[EXERCISE DETAILS] Quote the whole listing word for word, please.

[MATERIAL]

☆ ☆ ☆ ☆ ☆

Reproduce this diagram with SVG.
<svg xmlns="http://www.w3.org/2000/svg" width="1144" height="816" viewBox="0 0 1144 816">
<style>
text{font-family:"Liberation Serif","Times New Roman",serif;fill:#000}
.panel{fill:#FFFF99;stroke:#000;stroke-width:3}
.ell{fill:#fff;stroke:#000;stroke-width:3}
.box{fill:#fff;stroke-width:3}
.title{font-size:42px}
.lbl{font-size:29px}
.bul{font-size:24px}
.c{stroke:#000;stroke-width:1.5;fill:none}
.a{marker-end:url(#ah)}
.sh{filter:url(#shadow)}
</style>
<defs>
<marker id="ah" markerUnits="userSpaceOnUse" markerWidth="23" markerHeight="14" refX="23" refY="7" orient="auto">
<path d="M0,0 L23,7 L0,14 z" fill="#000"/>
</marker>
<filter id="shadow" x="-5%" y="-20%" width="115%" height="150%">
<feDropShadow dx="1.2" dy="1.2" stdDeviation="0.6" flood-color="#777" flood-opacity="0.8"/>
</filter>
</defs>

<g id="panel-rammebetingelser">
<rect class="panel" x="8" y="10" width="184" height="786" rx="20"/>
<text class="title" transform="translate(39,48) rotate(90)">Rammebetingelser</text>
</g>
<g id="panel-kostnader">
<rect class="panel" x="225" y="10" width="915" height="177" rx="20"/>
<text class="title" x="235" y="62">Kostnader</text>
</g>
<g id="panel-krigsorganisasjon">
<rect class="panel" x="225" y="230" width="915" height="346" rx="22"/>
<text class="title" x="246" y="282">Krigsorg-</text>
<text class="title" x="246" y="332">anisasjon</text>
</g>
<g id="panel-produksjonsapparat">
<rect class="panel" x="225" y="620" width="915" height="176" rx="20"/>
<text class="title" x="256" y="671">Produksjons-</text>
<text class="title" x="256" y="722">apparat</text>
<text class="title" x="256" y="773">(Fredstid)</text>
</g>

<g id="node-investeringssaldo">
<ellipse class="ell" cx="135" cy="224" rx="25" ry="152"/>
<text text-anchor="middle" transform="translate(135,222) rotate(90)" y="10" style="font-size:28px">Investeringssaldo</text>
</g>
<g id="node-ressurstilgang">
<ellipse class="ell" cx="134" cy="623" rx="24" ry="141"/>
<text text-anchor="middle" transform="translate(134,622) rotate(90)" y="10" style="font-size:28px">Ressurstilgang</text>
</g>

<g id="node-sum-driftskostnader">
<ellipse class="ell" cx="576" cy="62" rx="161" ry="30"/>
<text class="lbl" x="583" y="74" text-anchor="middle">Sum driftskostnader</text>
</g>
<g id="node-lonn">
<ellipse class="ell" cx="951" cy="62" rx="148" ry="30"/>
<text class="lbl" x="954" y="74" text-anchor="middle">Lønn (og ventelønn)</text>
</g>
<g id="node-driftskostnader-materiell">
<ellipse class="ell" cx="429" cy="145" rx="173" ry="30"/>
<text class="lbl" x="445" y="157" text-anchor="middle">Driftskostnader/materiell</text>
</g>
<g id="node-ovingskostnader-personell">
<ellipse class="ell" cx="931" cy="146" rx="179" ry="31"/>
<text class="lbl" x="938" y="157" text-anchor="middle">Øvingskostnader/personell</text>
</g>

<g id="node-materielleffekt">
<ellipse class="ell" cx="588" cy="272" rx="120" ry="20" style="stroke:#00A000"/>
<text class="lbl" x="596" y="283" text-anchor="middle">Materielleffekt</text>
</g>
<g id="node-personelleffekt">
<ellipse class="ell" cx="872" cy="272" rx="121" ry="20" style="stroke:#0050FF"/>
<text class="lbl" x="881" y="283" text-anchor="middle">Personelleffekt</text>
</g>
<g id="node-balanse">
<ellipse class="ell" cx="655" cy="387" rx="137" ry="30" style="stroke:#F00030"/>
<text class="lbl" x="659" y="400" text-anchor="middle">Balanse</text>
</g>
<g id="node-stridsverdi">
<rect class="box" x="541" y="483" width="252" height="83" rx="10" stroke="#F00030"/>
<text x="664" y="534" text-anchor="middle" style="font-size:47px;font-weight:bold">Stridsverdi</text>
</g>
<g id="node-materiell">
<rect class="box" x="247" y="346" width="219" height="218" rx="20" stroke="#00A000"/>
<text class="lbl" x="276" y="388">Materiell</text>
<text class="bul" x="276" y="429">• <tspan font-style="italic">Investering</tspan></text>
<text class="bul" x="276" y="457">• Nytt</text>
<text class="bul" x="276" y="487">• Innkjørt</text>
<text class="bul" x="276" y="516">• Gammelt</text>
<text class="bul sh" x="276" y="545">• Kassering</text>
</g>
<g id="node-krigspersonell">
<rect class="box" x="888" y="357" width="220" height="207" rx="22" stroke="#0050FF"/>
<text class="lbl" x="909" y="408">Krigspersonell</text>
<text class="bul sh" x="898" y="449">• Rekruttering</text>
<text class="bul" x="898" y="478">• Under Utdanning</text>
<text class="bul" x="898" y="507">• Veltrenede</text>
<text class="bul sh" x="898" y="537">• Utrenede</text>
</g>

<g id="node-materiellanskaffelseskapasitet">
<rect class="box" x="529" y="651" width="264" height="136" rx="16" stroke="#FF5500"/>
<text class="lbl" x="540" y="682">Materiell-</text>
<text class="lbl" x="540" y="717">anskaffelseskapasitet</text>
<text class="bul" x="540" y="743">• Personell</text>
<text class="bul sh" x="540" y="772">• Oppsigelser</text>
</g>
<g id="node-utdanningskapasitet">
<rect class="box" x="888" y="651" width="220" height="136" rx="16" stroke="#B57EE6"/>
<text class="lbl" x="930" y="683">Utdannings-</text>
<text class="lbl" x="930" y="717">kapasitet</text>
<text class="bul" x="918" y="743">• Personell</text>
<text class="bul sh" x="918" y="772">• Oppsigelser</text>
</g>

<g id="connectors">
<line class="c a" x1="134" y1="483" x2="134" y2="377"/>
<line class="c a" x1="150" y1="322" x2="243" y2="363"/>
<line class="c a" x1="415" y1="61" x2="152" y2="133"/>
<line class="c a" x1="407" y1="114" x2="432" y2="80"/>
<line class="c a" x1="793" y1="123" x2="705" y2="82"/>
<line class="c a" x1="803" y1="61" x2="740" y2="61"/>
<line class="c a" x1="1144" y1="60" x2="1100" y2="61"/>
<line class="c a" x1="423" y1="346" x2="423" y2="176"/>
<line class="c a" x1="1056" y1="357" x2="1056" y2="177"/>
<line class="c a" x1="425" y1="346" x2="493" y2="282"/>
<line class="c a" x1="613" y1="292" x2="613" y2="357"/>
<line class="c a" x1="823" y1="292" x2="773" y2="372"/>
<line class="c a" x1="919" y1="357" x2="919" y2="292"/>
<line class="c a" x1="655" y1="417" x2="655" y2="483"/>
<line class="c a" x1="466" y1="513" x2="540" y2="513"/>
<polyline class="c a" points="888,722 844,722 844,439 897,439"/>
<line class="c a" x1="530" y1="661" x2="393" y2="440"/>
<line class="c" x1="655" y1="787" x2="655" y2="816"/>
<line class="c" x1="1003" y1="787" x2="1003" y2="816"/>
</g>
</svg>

☆ ☆ ☆ ☆ ☆

[SOLUTION TO THIS EXERCISE]
Reproduce this diagram with SVG.
<svg xmlns="http://www.w3.org/2000/svg" width="1144" height="816" viewBox="0 0 1144 816">
<style>
text{font-family:"Liberation Serif","Times New Roman",serif;fill:#000}
.panel{fill:#FFFF99;stroke:#000;stroke-width:3}
.ell{fill:#fff;stroke:#000;stroke-width:3}
.box{fill:#fff;stroke-width:3}
.title{font-size:42px}
.lbl{font-size:29px}
.bul{font-size:24px}
.c{stroke:#000;stroke-width:1.5;fill:none}
.a{marker-end:url(#ah)}
.sh{filter:url(#shadow)}
</style>
<defs>
<marker id="ah" markerUnits="userSpaceOnUse" markerWidth="23" markerHeight="14" refX="23" refY="7" orient="auto">
<path d="M0,0 L23,7 L0,14 z" fill="#000"/>
</marker>
<filter id="shadow" x="-5%" y="-20%" width="115%" height="150%">
<feDropShadow dx="1.2" dy="1.2" stdDeviation="0.6" flood-color="#777" flood-opacity="0.8"/>
</filter>
</defs>

<g id="panel-rammebetingelser">
<rect class="panel" x="8" y="10" width="184" height="786" rx="20"/>
<text class="title" transform="translate(39,48) rotate(90)">Rammebetingelser</text>
</g>
<g id="panel-kostnader">
<rect class="panel" x="225" y="10" width="915" height="177" rx="20"/>
<text class="title" x="235" y="62">Kostnader</text>
</g>
<g id="panel-krigsorganisasjon">
<rect class="panel" x="225" y="230" width="915" height="346" rx="22"/>
<text class="title" x="246" y="282">Krigsorg-</text>
<text class="title" x="246" y="332">anisasjon</text>
</g>
<g id="panel-produksjonsapparat">
<rect class="panel" x="225" y="620" width="915" height="176" rx="20"/>
<text class="title" x="256" y="671">Produksjons-</text>
<text class="title" x="256" y="722">apparat</text>
<text class="title" x="256" y="773">(Fredstid)</text>
</g>

<g id="node-investeringssaldo">
<ellipse class="ell" cx="135" cy="224" rx="25" ry="152"/>
<text text-anchor="middle" transform="translate(135,222) rotate(90)" y="10" style="font-size:28px">Investeringssaldo</text>
</g>
<g id="node-ressurstilgang">
<ellipse class="ell" cx="134" cy="623" rx="24" ry="141"/>
<text text-anchor="middle" transform="translate(134,622) rotate(90)" y="10" style="font-size:28px">Ressurstilgang</text>
</g>

<g id="node-sum-driftskostnader">
<ellipse class="ell" cx="576" cy="62" rx="161" ry="30"/>
<text class="lbl" x="583" y="74" text-anchor="middle">Sum driftskostnader</text>
</g>
<g id="node-lonn">
<ellipse class="ell" cx="951" cy="62" rx="148" ry="30"/>
<text class="lbl" x="954" y="74" text-anchor="middle">Lønn (og ventelønn)</text>
</g>
<g id="node-driftskostnader-materiell">
<ellipse class="ell" cx="429" cy="145" rx="173" ry="30"/>
<text class="lbl" x="445" y="157" text-anchor="middle">Driftskostnader/materiell</text>
</g>
<g id="node-ovingskostnader-personell">
<ellipse class="ell" cx="931" cy="146" rx="179" ry="31"/>
<text class="lbl" x="938" y="157" text-anchor="middle">Øvingskostnader/personell</text>
</g>

<g id="node-materielleffekt">
<ellipse class="ell" cx="588" cy="272" rx="120" ry="20" style="stroke:#00A000"/>
<text class="lbl" x="596" y="283" text-anchor="middle">Materielleffekt</text>
</g>
<g id="node-personelleffekt">
<ellipse class="ell" cx="872" cy="272" rx="121" ry="20" style="stroke:#0050FF"/>
<text class="lbl" x="881" y="283" text-anchor="middle">Personelleffekt</text>
</g>
<g id="node-balanse">
<ellipse class="ell" cx="655" cy="387" rx="137" ry="30" style="stroke:#F00030"/>
<text class="lbl" x="659" y="400" text-anchor="middle">Balanse</text>
</g>
<g id="node-stridsverdi">
<rect class="box" x="541" y="483" width="252" height="83" rx="10" stroke="#F00030"/>
<text x="664" y="534" text-anchor="middle" style="font-size:47px;font-weight:bold">Stridsverdi</text>
</g>
<g id="node-materiell">
<rect class="box" x="247" y="346" width="219" height="218" rx="20" stroke="#00A000"/>
<text class="lbl" x="276" y="388">Materiell</text>
<text class="bul" x="276" y="429">• <tspan font-style="italic">Investering</tspan></text>
<text class="bul" x="276" y="457">• Nytt</text>
<text class="bul" x="276" y="487">• Innkjørt</text>
<text class="bul" x="276" y="516">• Gammelt</text>
<text class="bul sh" x="276" y="545">• Kassering</text>
</g>
<g id="node-krigspersonell">
<rect class="box" x="888" y="357" width="220" height="207" rx="22" stroke="#0050FF"/>
<text class="lbl" x="909" y="408">Krigspersonell</text>
<text class="bul sh" x="898" y="449">• Rekruttering</text>
<text class="bul" x="898" y="478">• Under Utdanning</text>
<text class="bul" x="898" y="507">• Veltrenede</text>
<text class="bul sh" x="898" y="537">• Utrenede</text>
</g>

<g id="node-materiellanskaffelseskapasitet">
<rect class="box" x="529" y="651" width="264" height="136" rx="16" stroke="#FF5500"/>
<text class="lbl" x="540" y="682">Materiell-</text>
<text class="lbl" x="540" y="717">anskaffelseskapasitet</text>
<text class="bul" x="540" y="743">• Personell</text>
<text class="bul sh" x="540" y="772">• Oppsigelser</text>
</g>
<g id="node-utdanningskapasitet">
<rect class="box" x="888" y="651" width="220" height="136" rx="16" stroke="#B57EE6"/>
<text class="lbl" x="930" y="683">Utdannings-</text>
<text class="lbl" x="930" y="717">kapasitet</text>
<text class="bul" x="918" y="743">• Personell</text>
<text class="bul sh" x="918" y="772">• Oppsigelser</text>
</g>

<g id="connectors">
<line class="c a" x1="134" y1="483" x2="134" y2="377"/>
<line class="c a" x1="150" y1="322" x2="243" y2="363"/>
<line class="c a" x1="415" y1="61" x2="152" y2="133"/>
<line class="c a" x1="407" y1="114" x2="432" y2="80"/>
<line class="c a" x1="793" y1="123" x2="705" y2="82"/>
<line class="c a" x1="803" y1="61" x2="740" y2="61"/>
<line class="c a" x1="1144" y1="60" x2="1100" y2="61"/>
<line class="c a" x1="423" y1="346" x2="423" y2="176"/>
<line class="c a" x1="1056" y1="357" x2="1056" y2="177"/>
<line class="c a" x1="425" y1="346" x2="493" y2="282"/>
<line class="c a" x1="613" y1="292" x2="613" y2="357"/>
<line class="c a" x1="823" y1="292" x2="773" y2="372"/>
<line class="c a" x1="919" y1="357" x2="919" y2="292"/>
<line class="c a" x1="655" y1="417" x2="655" y2="483"/>
<line class="c a" x1="466" y1="513" x2="540" y2="513"/>
<polyline class="c a" points="888,722 844,722 844,439 897,439"/>
<line class="c a" x1="530" y1="661" x2="393" y2="440"/>
<line class="c" x1="655" y1="787" x2="655" y2="816"/>
<line class="c" x1="1003" y1="787" x2="1003" y2="816"/>
</g>
</svg>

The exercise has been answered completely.